Written instruction
Exactly and only the lines from the first entry through the line with "var yTicks = [0, -10, -20, -30, -40, -50, -60];" should be copied, both ends included, with no pictures.

BEGIN Data shown

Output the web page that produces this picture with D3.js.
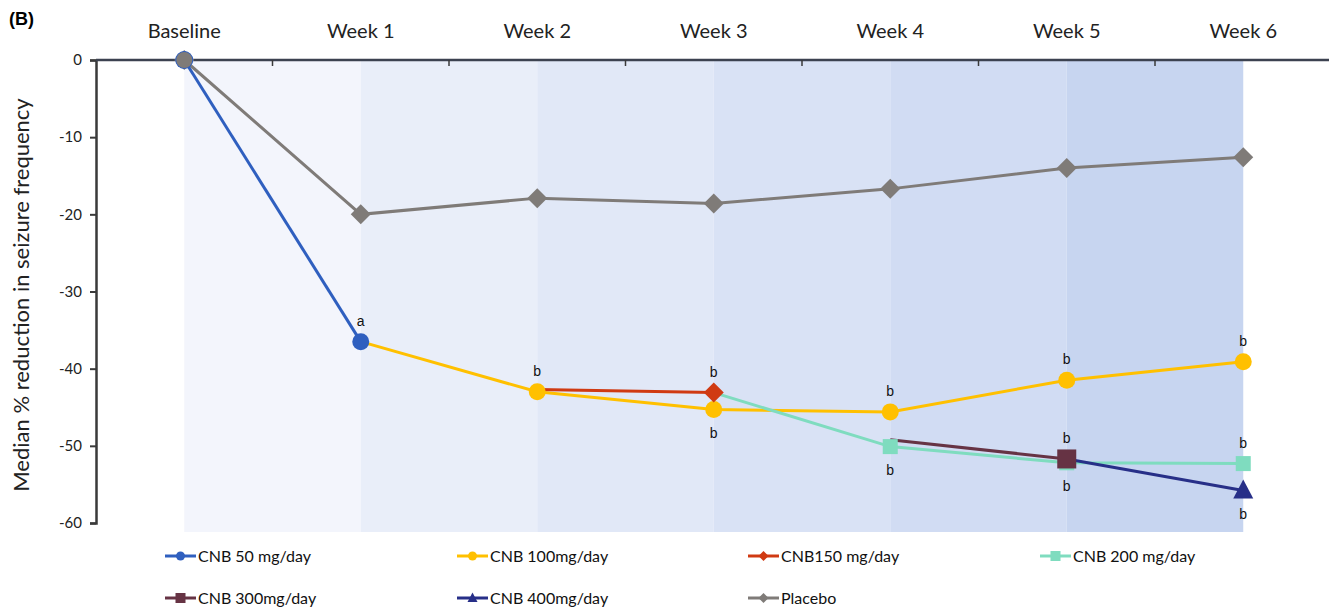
<!DOCTYPE html>
<html>
<head>
<meta charset="utf-8">
<script src="https://cdn.jsdelivr.net/npm/d3@7"></script>
<style>
  body { margin: 0; background: #fff; }
  svg text { font-family: Lato, "Open Sans", sans-serif; }
</style>
</head>
<body>
<div id="chart"></div>
<script>
// data
var weeks = ["Baseline", "Week 1", "Week 2", "Week 3", "Week 4", "Week 5", "Week 6"];
var yTicks = [0, -10, -20, -30, -40, -50, -60];

var placebo = [0, -20.0, -17.9, -18.6, -16.7, -14.0, -12.6];
var cnb50   = [0, -36.5, null, null, null, null, null];
var cnb100  = [null, -36.5, -43.0, -45.3, -45.6, -41.5, -39.1];
var cnb150  = [null, null, -42.7, -43.1, null, null, null];
var cnb200  = [null, null, null, -43.1, -50.1, -52.2, -52.3];
var cnb300  = [null, null, null, null, -49.2, -51.7, null];
var cnb400  = [null, null, null, null, null, -51.7, -55.8];

var seriesNames = ["Placebo", "CNB 50 mg/day", "CNB 100mg/day", "CNB150 mg/day", "CNB 200 mg/day", "CNB 300mg/day", "CNB 400mg/day"];
var seriesColors = ["#7f7b78", "#2f5fbf", "#ffc000", "#d03a12", "#7fdcbf", "#663344", "#272f88"];
var seriesShapes = ["diamond", "circle", "circle", "diamond", "square", "square", "triangle"];
var seriesValues = [placebo, cnb50, cnb100, cnb150, cnb200, cnb300, cnb400];

// significance letters (series index, week index, letter, above the point?)
var sigSeries = [1, 2, 3, 2, 2, 4, 2, 5, 4, 2, 4, 6];
var sigWeek   = [1, 2, 3, 3, 4, 4, 5, 5, 5, 6, 6, 6];
var sigText   = ["a", "b", "b", "b", "b", "b", "b", "b", "b", "b", "b", "b"];
var sigAbove  = [1, 1, 1, 0, 1, 0, 1, 1, 0, 1, 1, 0];

var legendOrder = [1, 2, 3, 4, 5, 6, 0];
var bandColors = ["#f3f5fc", "#e9eef9", "#e1e8f7", "#d9e2f5", "#d1dcf3", "#c7d5f0"];

// layout
var W = 1329, H = 609;
var margin = { left: 96, top: 60 };
var step = 176.5;

var svg = d3.select("#chart").append("svg")
    .attr("width", W)
    .attr("height", H);

var x = d3.scaleBand()
    .domain(weeks)
    .range([margin.left, margin.left + step * weeks.length])
    .padding(0);
var cx = function(i) { return x(weeks[i]) + x.bandwidth() / 2; };

var y = d3.scaleLinear()
    .domain([0, -60])
    .range([margin.top, 523]);

// shaded bands between week centres
weeks.slice(1).forEach(function(w, i) {
    svg.append("rect")
        .attr("x", cx(i))
        .attr("y", y(0))
        .attr("width", cx(i + 1) - cx(i))
        .attr("height", 532 - y(0))
        .attr("fill", bandColors[i]);
});

// y axis
var yAxis = svg.append("g")
    .attr("transform", "translate(" + margin.left + ",0)")
    .call(d3.axisLeft(y).tickValues(yTicks).tickSize(6).tickPadding(8).tickFormat(d3.format("d")));
yAxis.select(".domain").attr("stroke", "#3a3a3a").attr("stroke-width", 2.5);
yAxis.selectAll(".tick line").attr("stroke", "#3a3a3a").attr("stroke-width", 2);
yAxis.selectAll(".tick text")
    .attr("font-size", "15px")
    .attr("fill", "#222")
    .text(function(d) { return d === 0 ? "0" : "-" + Math.abs(d); });

// top axis line
svg.append("line")
    .attr("x1", margin.left).attr("x2", W)
    .attr("y1", y(0)).attr("y2", y(0))
    .attr("stroke", "#3c4250").attr("stroke-width", 2.5);

// tick marks at band boundaries (pointing down)
weeks.slice(1).forEach(function(w) {
    svg.append("line")
        .attr("x1", x(w)).attr("x2", x(w))
        .attr("y1", y(0)).attr("y2", y(0) + 6)
        .attr("stroke", "#3a3a3a").attr("stroke-width", 1.5);
});

// category labels
svg.selectAll(".cat")
    .data(weeks)
    .enter().append("text")
    .attr("class", "cat")
    .attr("x", function(d, i) { return cx(i); })
    .attr("y", 38)
    .attr("text-anchor", "middle")
    .attr("font-size", "20px")
    .attr("fill", "#222")
    .text(function(d) { return d; });

// y title
svg.append("text")
    .attr("transform", "translate(29," + 295 + ") rotate(-90)")
    .attr("text-anchor", "middle")
    .attr("font-size", "22px")
    .attr("fill", "#222")
    .text("Median % reduction in seizure frequency");

// panel label
svg.append("text")
    .attr("x", 9).attr("y", 25)
    .attr("font-size", "18px")
    .attr("font-weight", "bold")
    .style("font-family", "'Liberation Sans', Arial, sans-serif")
    .text("(B)");

// marker
function drawMarker(g, shape, color, px, py, big) {
    if (shape === "circle") {
        g.append("circle").attr("cx", px).attr("cy", py).attr("r", 8.5).attr("fill", color);
    } else if (shape === "diamond") {
        var s = big || 10;
        g.append("path")
            .attr("d", "M" + px + "," + (py - s) + "L" + (px + s) + "," + py + "L" + px + "," + (py + s) + "L" + (px - s) + "," + py + "Z")
            .attr("fill", color);
    } else if (shape === "square") {
        var h = big || 7.5;
        g.append("rect").attr("x", px - h).attr("y", py - h).attr("width", 2 * h).attr("height", 2 * h).attr("fill", color);
    } else if (shape === "triangle") {
        var t = big || 10;
        g.append("path")
            .attr("d", "M" + px + "," + (py - t * 1.1) + "L" + (px + t) + "," + (py + t * 0.8) + "L" + (px - t) + "," + (py + t * 0.8) + "Z")
            .attr("fill", color);
    }
}

var line = d3.line()
    .defined(function(d) { return d != null; })
    .x(function(d, i) { return cx(i); })
    .y(function(d) { return y(d); });

// lines
seriesValues.forEach(function(vals, s) {
    svg.append("path")
        .attr("d", line(vals))
        .attr("fill", "none")
        .attr("stroke", seriesColors[s])
        .attr("stroke-width", 3);
});

// markers (first point of a later-dose series is the hand-over, no marker)
var markers = svg.append("g");
var sizes = [10, null, null, 10, 7.5, 9.5, 10];
seriesValues.forEach(function(vals, s) {
    var first = vals.findIndex(function(v) { return v != null; });
    vals.forEach(function(v, i) {
        if (v == null) return;
        if (i === first && first > 0) return;
        drawMarker(markers, seriesShapes[s], seriesColors[s], cx(i), y(v), sizes[s]);
    });
});
// baseline point: blue behind, grey over
markers.append("circle").attr("cx", cx(0)).attr("cy", y(0)).attr("r", 9).attr("fill", seriesColors[1]);
markers.append("circle").attr("cx", cx(0)).attr("cy", y(0)).attr("r", 8).attr("fill", seriesColors[0]);

// significance letters
sigSeries.forEach(function(s, k) {
    var v = seriesValues[s][sigWeek[k]];
    svg.append("text")
        .attr("x", cx(sigWeek[k]))
        .attr("y", y(v) + (sigAbove[k] ? -16 : 28))
        .attr("text-anchor", "middle")
        .attr("font-size", "14px")
        .attr("fill", "#111")
        .style("font-family", "'Liberation Sans', Arial, sans-serif")
        .text(sigText[k]);
});

// legend
var legX = [165, 457, 748, 1040];
var legY = [556, 598];
legendOrder.forEach(function(s, k) {
    var lx = legX[k % 4], ly = legY[Math.floor(k / 4)];
    var g = svg.append("g");
    g.append("line")
        .attr("x1", lx).attr("x2", lx + 31)
        .attr("y1", ly).attr("y2", ly)
        .attr("stroke", seriesColors[s]).attr("stroke-width", 3);
    drawMarker(g, seriesShapes[s], seriesColors[s], lx + 15.5, ly, seriesShapes[s] === "circle" ? null : 5);
    g.selectAll("circle").attr("r", 4.5);
    g.append("text")
        .attr("x", lx + 33)
        .attr("y", ly + 5.5)
        .attr("font-size", "16px")
        .attr("fill", "#111")
        .text(seriesNames[s]);
});
</script>
</body>
</html>
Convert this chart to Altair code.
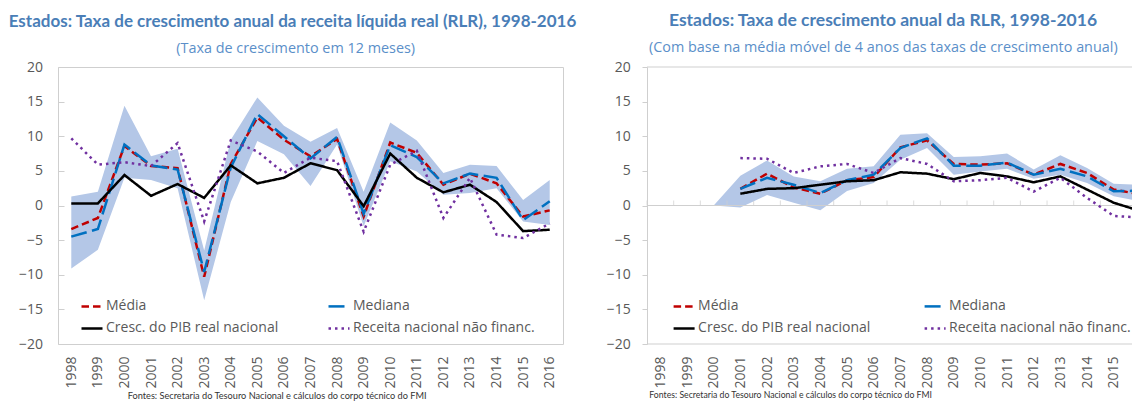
import altair as alt
import pandas as pd

years = list(range(1998, 2017))
series_names = ["Média", "Mediana", "Cresc. do PIB real nacional", "Receita nacional não financ."]
series_colors = ["#c00000", "#0070c0", "#000000", "#7030a0"]
series_dashes = [[7.5, 4], [16, 5.5], [1, 0], [2.5, 4]]
series_widths = [2.5, 2.5, 3.2, 3]

# ---- Left panel: annual growth (12 months) ----
l_media = [-3.4, -1.8, 8.6, 5.7, 5.4, -10.3, 6.0, 12.7, 9.5, 7.1, 9.6, -1.6, 9.1, 7.6, 3.0, 4.6, 3.2, -1.6, -0.7]
l_mediana = [-4.5, -3.4, 8.8, 5.8, 5.2, -9.6, 5.5, 13.2, 10.0, 6.8, 9.9, -1.2, 8.7, 7.0, 3.2, 4.6, 4.0, -2.1, 0.6]
l_pib = [0.3, 0.3, 4.4, 1.4, 3.1, 1.1, 5.8, 3.2, 4.0, 6.1, 5.1, -0.1, 7.5, 4.0, 1.9, 3.0, 0.5, -3.7, -3.5]
l_receita = [9.7, 5.9, 6.25, 5.7, 9.0, -2.3, 9.4, 7.8, 4.7, 6.9, 6.4, -3.8, 5.9, 7.9, -1.8, 4.0, -4.2, -4.7, -2.6]
l_upper = [1.3, 2.0, 14.4, 7.1, 8.2, -6.5, 9.5, 15.6, 11.5, 9.2, 11.2, 2.0, 12.0, 9.4, 4.7, 5.9, 5.7, 0.8, 3.7]
l_lower = [-9.1, -6.4, 4.0, 3.7, 2.5, -13.7, 0.5, 9.3, 7.4, 2.8, 8.8, -3.0, 6.4, 4.9, 1.55, 1.8, 2.5, -2.3, -2.8]

# ---- Right panel: 4-year moving average ----
r_media = [None, None, None, 2.4, 4.6, 2.6, 1.7, 3.65, 4.1, 8.4, 9.4, 6.0, 5.9, 6.1, 4.45, 6.0, 4.7, 2.3, 1.6]
r_mediana = [None, None, None, 2.4, 4.0, 3.0, 1.8, 3.65, 4.45, 8.3, 9.7, 5.75, 5.75, 6.2, 4.45, 5.3, 4.2, 2.05, 2.15]
r_pib = [None, None, None, 1.7, 2.4, 2.5, 3.0, 3.5, 3.65, 4.8, 4.6, 3.8, 4.7, 4.2, 3.35, 4.2, 2.3, 0.4, -0.8]
r_receita = [None, None, None, 6.85, 6.75, 4.7, 5.65, 6.0, 4.7, 6.85, 6.0, 3.5, 3.65, 4.0, 2.0, 4.0, 1.1, -1.5, -1.75]
r_upper = [None, None, 0, 4.3, 6.5, 4.2, 3.5, 5.3, 5.65, 10.2, 10.45, 7.0, 7.1, 7.5, 5.2, 7.25, 5.4, 3.15, 3.0]
r_lower = [None, None, 0, -0.3, 1.5, 0.4, -0.7, 2.1, 3.25, 6.6, 8.3, 4.45, 4.9, 5.3, 3.85, 4.45, 3.25, 1.35, 0.6]

y_ticks = [-20, -15, -10, -5, 0, 5, 10, 15, 20]

titles = {
    "l_title": "Estados: Taxa de crescimento anual da receita líquida real (RLR), 1998-2016",
    "l_sub": "(Taxa de crescimento em 12 meses)",
    "r_title": "Estados: Taxa de crescimento anual da RLR, 1998-2016",
    "r_sub": "(Com base na média móvel de 4 anos das taxas de crescimento anual)",
    "fonte": "Fontes: Secretaria do Tesouro Nacional e cálculos do corpo técnico do FMI",
}

GRAY = "#595959"
BORDER = "#cfcfcf"
PLOT_H = 277
L_W = 505
R_W = 485
STEP = 26.67  # pixels per year, same as left panel


def lines_df(vals_list):
    rows = []
    for name, vals in zip(series_names, vals_list):
        for yr, v in zip(years, vals):
            if v is not None:
                rows.append({"ano": yr, "serie": name, "valor": v})
    return pd.DataFrame(rows)


def band_df(lo, hi):
    return pd.DataFrame(
        [{"ano": yr, "lo": a, "hi": b} for yr, a, b in zip(years, lo, hi) if a is not None]
    )


def text_layer(txt, x, y, size, color, font, weight="normal", align="left"):
    return alt.Chart(pd.DataFrame({"t": [txt]})).mark_text(
        align=align, baseline="middle", fontSize=size, font=font, fontWeight=weight, color=color
    ).encode(text="t:N", x=alt.value(x), y=alt.value(y))


def panel(left_style, lines, lo, hi, legend_x, col_pad, texts):
    common_x = dict(title=None, labelAngle=270, ticks=False, tickSize=0, domain=False,
                    labelPadding=12, grid=False, labelFont="Open Sans", labelFontSize=14,
                    labelColor=GRAY)
    if left_style:
        width = L_W
        x = alt.X("ano:O", scale=alt.Scale(domain=years, padding=0.5), axis=alt.Axis(**common_x))
        yaxis = alt.Axis(title=None, values=y_ticks, grid=False, domain=False, offset=-6,
                         tickSize=6, tickColor=BORDER, labelPadding=15.6,
                         labelFont="Open Sans", labelFontSize=14, labelColor=GRAY)
    else:
        width = R_W
        x = alt.X("ano:Q",
                  scale=alt.Scale(domain=[years[0] - 0.5, years[0] - 0.5 + R_W / STEP], nice=False, zero=False),
                  axis=alt.Axis(values=years[:-1], format="d", labelFlush=False, labelOverlap=False,
                                **common_x))
        yaxis = alt.Axis(title=None, values=y_ticks, grid=False, domain=True, domainColor=BORDER,
                         tickSize=5, tickColor=BORDER, labelPadding=11.7,
                         labelFont="Open Sans", labelFontSize=14, labelColor=GRAY)
    yscale = alt.Scale(domain=[-20, 20], nice=False)

    band = alt.Chart(band_df(lo, hi)).mark_area(color="#b4c7e7", opacity=1, clip=True).encode(
        x=x,
        y=alt.Y("lo:Q", scale=yscale, axis=yaxis),
        y2="hi:Q",
    )

    leg = alt.Legend(title=None, orient="none", legendX=legend_x, legendY=227.4, columns=2,
                     direction="horizontal", columnPadding=col_pad, rowPadding=3,
                     symbolType="stroke", symbolSize=441, labelLimit=400,
                     labelFont="Open Sans", labelFontSize=14, labelColor=GRAY, labelOffset=2,
                     padding=0)
    line = alt.Chart(lines_df(lines)).mark_line(clip=True).encode(
        x=x,
        y=alt.Y("valor:Q", scale=yscale, axis=yaxis),
        color=alt.Color("serie:N", scale=alt.Scale(domain=series_names, range=series_colors),
                        legend=leg, sort=series_names),
        strokeDash=alt.StrokeDash("serie:N", scale=alt.Scale(domain=series_names, range=series_dashes),
                                  legend=leg, sort=series_names),
        strokeWidth=alt.StrokeWidth("serie:N", scale=alt.Scale(domain=series_names, range=series_widths),
                                    legend=leg, sort=series_names),
        order=alt.Order("ano:Q"),
    )

    layers = [band]
    if not left_style:
        edges = alt.Chart(pd.DataFrame({"v": [20, 0, -20]})).mark_rule(color=BORDER, strokeWidth=1).encode(
            y=alt.Y("v:Q", scale=yscale, axis=yaxis)
        )
        ticks = alt.Chart(pd.DataFrame({"ano": years[:-1], "v": [0] * (len(years) - 1)})).mark_tick(
            orient="vertical", color=BORDER, size=5, thickness=1, yOffset=-2.5, xOffset=-STEP / 2,
        ).encode(x=x, y=alt.Y("v:Q", scale=yscale, axis=yaxis))
        layers += [edges, ticks]
    layers.append(line)
    layers += texts
    return alt.layer(*layers).properties(width=width, height=PLOT_H)


left_texts = [
    text_layer(titles["l_title"], -49.3, -45, 17, "#4a7eb7", "Lato", "bold", "left"),
    text_layer(titles["l_sub"], 237.7, -18, 14.4, "#5b8fc9", "Open Sans", "normal", "center"),
    text_layer(titles["fonte"], 69.7, 329, 9.2, "#333333", "Lato", "normal", "left"),
]
right_texts = [
    text_layer(titles["r_title"], 236, -46, 17.5, "#4a7eb7", "Lato", "bold", "center"),
    text_layer(titles["r_sub"], 236.3, -19, 14.4, "#5b8fc9", "Open Sans", "normal", "center"),
    text_layer(titles["fonte"], 2.3, 328, 8.7, "#333333", "Lato", "normal", "left"),
]

left = panel(True, [l_media, l_mediana, l_pib, l_receita], l_lower, l_upper,
             22, 44, left_texts).properties(view=alt.ViewBackground(stroke=BORDER, strokeWidth=1))
right = panel(False, [r_media, r_mediana, r_pib, r_receita], r_lower, r_upper,
              25.1, 48, right_texts).properties(view=alt.ViewBackground(stroke=None))

chart = alt.hconcat(left, right, spacing=84, bounds="flush").resolve_legend(
    color="independent", strokeDash="independent", strokeWidth="independent"
).configure(
    padding={"left": 0, "top": 4, "right": 0, "bottom": 0},
    background="white",
)

chart.save("out.html", embed_options={"renderer": "svg", "actions": False})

END Data shown

Output
Output the web page that produces this picture with D3.js.
<!DOCTYPE html>
<html>
<head>
<meta charset="utf-8">
<script src="https://cdn.jsdelivr.net/npm/d3@7"></script>
<style>
  body { margin: 0; background: #fff; }
  svg text { font-family: Lato, "Open Sans", sans-serif; }
</style>
</head>
<body>
<div id="chart"></div>
<script>
// data
var weeks = ["Baseline", "Week 1", "Week 2", "Week 3", "Week 4", "Week 5", "Week 6"];
var yTicks = [0, -10, -20, -30, -40, -50, -60];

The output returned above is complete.